• **Requirements**: Repeat only the lines below that run from the line with "Output the web" to the line with "const refTriangle = [34.15, 24.51, 1.145, 1.09];", ends included; skip every picture.

• **Extracted records**:
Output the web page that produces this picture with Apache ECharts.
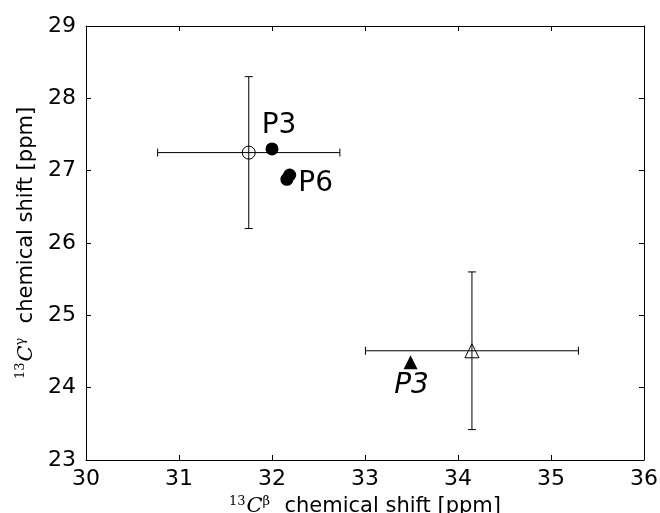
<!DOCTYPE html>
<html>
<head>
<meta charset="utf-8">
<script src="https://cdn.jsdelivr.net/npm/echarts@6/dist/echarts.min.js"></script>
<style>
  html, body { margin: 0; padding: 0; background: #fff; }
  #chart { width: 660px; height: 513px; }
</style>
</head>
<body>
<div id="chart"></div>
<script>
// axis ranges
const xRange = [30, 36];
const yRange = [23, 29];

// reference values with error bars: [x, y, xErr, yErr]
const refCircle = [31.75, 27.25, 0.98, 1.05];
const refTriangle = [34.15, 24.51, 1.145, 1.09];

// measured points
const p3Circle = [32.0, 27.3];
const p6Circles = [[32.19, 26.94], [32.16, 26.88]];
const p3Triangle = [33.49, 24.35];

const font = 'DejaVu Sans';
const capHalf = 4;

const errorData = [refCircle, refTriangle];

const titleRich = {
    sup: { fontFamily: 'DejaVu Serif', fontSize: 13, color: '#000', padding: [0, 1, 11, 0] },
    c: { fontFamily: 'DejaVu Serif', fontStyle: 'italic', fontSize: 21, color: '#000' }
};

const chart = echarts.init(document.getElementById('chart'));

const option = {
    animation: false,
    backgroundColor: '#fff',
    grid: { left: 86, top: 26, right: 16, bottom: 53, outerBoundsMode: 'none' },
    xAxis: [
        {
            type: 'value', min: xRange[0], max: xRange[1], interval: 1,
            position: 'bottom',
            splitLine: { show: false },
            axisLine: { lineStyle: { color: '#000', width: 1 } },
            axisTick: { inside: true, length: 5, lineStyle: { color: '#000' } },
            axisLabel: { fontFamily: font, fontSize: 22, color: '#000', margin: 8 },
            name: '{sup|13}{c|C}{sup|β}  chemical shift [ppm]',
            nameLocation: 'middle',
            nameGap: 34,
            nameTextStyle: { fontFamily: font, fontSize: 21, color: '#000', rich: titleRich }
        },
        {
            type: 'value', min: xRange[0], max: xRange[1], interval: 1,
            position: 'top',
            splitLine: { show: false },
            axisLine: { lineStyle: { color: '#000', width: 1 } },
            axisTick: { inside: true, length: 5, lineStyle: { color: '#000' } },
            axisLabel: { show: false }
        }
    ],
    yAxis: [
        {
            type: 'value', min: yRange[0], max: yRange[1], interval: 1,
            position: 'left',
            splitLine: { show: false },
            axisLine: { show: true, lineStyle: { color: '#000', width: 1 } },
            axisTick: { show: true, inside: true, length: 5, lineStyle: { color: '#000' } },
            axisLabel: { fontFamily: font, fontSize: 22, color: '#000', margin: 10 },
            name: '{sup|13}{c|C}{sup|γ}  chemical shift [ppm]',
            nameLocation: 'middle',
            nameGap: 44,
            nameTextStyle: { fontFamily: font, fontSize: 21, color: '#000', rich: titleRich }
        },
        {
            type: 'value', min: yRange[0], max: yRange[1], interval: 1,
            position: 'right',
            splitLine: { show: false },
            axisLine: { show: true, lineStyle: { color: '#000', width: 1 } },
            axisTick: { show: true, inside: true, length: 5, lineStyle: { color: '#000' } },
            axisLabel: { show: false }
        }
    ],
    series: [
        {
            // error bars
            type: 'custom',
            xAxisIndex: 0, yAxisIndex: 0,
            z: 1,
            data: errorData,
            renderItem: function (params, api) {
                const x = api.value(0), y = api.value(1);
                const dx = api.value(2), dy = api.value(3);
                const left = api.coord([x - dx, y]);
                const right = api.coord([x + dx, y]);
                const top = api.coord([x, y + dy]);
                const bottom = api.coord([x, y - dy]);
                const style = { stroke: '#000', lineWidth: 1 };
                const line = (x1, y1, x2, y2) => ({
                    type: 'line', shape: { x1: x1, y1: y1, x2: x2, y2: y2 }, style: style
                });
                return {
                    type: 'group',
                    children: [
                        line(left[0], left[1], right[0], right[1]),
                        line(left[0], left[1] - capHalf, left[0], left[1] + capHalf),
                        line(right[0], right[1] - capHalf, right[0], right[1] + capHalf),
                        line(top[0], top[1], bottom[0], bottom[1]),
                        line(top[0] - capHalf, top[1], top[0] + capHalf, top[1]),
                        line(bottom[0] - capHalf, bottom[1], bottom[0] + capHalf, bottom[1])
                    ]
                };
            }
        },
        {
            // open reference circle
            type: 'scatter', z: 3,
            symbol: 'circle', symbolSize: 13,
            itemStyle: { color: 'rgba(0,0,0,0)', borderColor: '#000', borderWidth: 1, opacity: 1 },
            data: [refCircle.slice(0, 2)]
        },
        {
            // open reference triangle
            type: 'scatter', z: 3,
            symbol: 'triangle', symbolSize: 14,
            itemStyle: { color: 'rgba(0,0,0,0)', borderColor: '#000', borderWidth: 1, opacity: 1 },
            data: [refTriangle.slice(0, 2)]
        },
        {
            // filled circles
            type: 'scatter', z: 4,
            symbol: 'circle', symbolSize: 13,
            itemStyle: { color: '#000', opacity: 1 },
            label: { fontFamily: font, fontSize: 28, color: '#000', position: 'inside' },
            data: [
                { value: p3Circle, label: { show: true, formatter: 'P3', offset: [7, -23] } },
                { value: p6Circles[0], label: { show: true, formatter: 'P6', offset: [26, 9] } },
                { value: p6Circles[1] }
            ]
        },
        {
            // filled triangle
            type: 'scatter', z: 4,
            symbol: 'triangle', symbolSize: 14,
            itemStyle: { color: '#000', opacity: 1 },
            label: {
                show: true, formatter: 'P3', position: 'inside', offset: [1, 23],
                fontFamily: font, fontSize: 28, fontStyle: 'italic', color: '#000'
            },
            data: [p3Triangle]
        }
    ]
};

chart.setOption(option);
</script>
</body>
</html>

...

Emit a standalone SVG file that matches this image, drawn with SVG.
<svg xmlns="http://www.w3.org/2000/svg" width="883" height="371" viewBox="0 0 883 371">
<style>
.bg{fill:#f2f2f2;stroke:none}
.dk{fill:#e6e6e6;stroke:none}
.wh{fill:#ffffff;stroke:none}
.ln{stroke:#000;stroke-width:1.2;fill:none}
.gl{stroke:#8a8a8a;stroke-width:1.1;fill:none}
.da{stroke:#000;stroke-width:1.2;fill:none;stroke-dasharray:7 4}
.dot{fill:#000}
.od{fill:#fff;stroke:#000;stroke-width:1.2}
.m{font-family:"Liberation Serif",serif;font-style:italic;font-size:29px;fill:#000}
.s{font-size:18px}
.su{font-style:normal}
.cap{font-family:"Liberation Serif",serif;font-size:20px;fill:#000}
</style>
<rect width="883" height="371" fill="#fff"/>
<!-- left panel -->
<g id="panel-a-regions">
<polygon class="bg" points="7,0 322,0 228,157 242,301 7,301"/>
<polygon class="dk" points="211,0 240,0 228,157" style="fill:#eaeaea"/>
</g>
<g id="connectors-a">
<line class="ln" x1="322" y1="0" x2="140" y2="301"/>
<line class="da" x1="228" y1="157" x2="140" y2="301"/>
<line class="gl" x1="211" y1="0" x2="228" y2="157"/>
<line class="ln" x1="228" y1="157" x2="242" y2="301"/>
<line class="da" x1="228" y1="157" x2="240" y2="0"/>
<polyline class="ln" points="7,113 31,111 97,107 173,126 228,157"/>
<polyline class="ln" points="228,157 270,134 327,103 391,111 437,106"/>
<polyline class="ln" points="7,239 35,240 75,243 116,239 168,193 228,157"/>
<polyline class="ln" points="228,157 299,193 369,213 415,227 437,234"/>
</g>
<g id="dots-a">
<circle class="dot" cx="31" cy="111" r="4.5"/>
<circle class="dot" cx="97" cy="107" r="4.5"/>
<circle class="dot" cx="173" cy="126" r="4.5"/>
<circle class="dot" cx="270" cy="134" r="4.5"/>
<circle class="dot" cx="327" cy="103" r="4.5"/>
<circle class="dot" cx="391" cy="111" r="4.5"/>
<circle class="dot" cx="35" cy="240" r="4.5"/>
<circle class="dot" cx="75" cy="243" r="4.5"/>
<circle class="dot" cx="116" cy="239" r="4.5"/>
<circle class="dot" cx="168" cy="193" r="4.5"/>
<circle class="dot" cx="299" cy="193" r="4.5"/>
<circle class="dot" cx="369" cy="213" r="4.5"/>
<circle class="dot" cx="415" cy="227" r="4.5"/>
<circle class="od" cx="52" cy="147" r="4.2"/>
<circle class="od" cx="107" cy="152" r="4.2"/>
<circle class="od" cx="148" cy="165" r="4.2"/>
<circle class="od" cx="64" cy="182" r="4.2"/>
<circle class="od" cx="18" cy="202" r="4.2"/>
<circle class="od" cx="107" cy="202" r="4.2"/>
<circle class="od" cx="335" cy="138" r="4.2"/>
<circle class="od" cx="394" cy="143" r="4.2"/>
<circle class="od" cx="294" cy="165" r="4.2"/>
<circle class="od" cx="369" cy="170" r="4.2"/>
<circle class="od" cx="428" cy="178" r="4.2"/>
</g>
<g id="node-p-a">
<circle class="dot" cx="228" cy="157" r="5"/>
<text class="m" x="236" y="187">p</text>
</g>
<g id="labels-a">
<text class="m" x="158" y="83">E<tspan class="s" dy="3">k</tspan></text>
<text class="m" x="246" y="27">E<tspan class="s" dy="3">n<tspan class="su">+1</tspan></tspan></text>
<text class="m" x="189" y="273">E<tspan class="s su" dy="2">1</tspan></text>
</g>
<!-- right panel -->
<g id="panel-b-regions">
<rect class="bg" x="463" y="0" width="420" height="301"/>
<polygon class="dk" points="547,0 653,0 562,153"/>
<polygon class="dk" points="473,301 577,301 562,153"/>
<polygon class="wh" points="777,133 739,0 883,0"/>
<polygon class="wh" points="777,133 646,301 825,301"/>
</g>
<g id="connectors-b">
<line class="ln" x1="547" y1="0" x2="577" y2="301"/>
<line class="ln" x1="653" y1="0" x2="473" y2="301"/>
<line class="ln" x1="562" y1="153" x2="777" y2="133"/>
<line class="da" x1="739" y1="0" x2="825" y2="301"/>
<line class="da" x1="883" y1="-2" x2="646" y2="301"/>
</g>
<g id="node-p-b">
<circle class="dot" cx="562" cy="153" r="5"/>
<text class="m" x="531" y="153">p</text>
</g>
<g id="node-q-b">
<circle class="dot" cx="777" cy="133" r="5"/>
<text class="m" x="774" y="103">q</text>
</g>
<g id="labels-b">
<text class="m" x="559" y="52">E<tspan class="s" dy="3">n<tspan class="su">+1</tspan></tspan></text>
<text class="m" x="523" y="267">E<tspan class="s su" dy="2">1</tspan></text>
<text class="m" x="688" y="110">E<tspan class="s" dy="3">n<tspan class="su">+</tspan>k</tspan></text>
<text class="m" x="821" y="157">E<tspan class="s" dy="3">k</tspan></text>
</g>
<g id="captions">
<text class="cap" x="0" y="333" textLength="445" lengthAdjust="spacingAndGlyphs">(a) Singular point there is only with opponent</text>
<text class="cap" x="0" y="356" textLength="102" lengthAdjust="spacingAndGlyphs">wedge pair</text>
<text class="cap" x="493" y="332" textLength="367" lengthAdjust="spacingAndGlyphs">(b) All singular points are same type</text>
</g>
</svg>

• **Task output**:
Output the web page that produces this picture with Apache ECharts.
<!DOCTYPE html>
<html>
<head>
<meta charset="utf-8">
<script src="https://cdn.jsdelivr.net/npm/echarts@6/dist/echarts.min.js"></script>
<style>
  html, body { margin: 0; padding: 0; background: #fff; }
  #chart { width: 660px; height: 513px; }
</style>
</head>
<body>
<div id="chart"></div>
<script>
// axis ranges
const xRange = [30, 36];
const yRange = [23, 29];

// reference values with error bars: [x, y, xErr, yErr]
const refCircle = [31.75, 27.25, 0.98, 1.05];
const refTriangle = [34.15, 24.51, 1.145, 1.09];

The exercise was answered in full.